What’s different now is the comparable set. Sphere Entertainment’s Las Vegas valuation, the willingness of tech platforms to pay strategic premiums for content-adjacent assets, and a depressed multiplex sector that makes standalone exhibition look fragile have all moved the math. A board that turned away interest at lower share prices in earlier cycles sees a different curve at $40.
The Auction Calendar Studios Are Watching
The clock that matters is the 2027 release slate. Studios begin locking IMAX windows 12 to 18 months ahead of release.
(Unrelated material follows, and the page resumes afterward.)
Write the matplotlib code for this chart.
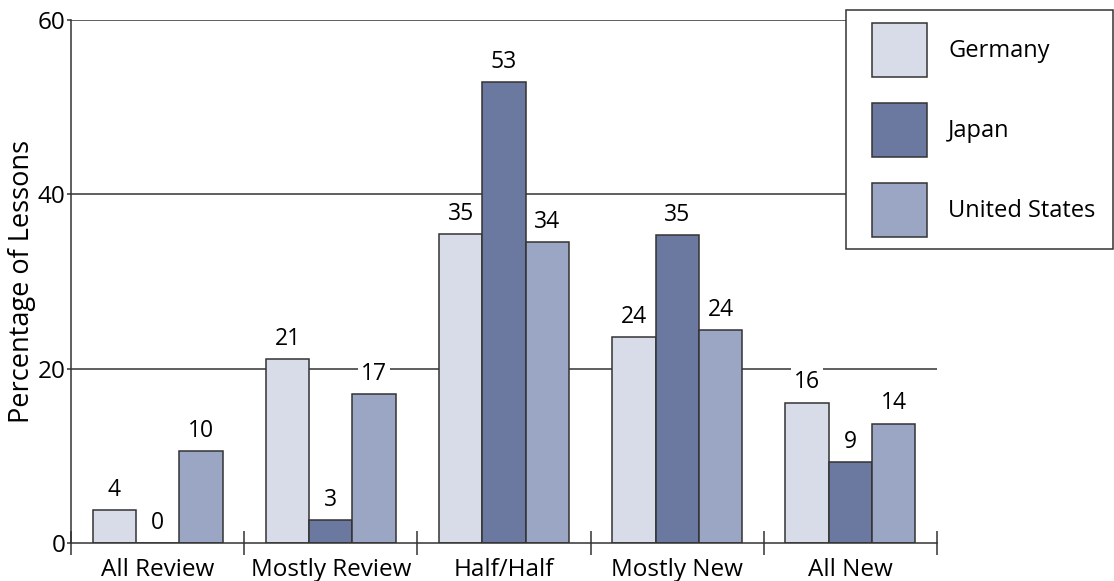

The 2027 summer corridor already has multiple announced franchise tentpoles competing for anchor IMAX weeks. Negotiations for those windows are happening now, in parallel with whatever the sale process becomes. A drawn-out process that runs into late 2026 could leave 2027 window allocations in limbo, which favors studios that already have signed window deals and disadvantages those still negotiating.
The company’s Q1 8-K release of operating commentary reaffirmed the $1.4 billion box-office target without mentioning the sale exploration, which is consistent with a process the board has not formally launched. The phrasing matters because formal launches trigger disclosure obligations the company would prefer to avoid until the bidder field is set.
If a strategic buyer prevails, premium release windows tighten for studios outside the owner’s slate by the 2027 summer corridor, and rev-share economics get renegotiated on every contract that comes up for renewal. If private equity or sovereign wealth wins, the licensing platform continues largely as-is, with the cultural calendar dictating the cash flow and the format staying neutral across studios. If the talks dissolve and IMAX stays independent, the question moves to whether the share price holds the May 22 reset or gives back the takeover premium.
The first real signal will be whether IMAX names a financial advisor in the next quarter. Until it does, the company sits in the part of an M&A process where everything is preliminary and nothing is binding, including the assumption that any of this finishes in a sale at all.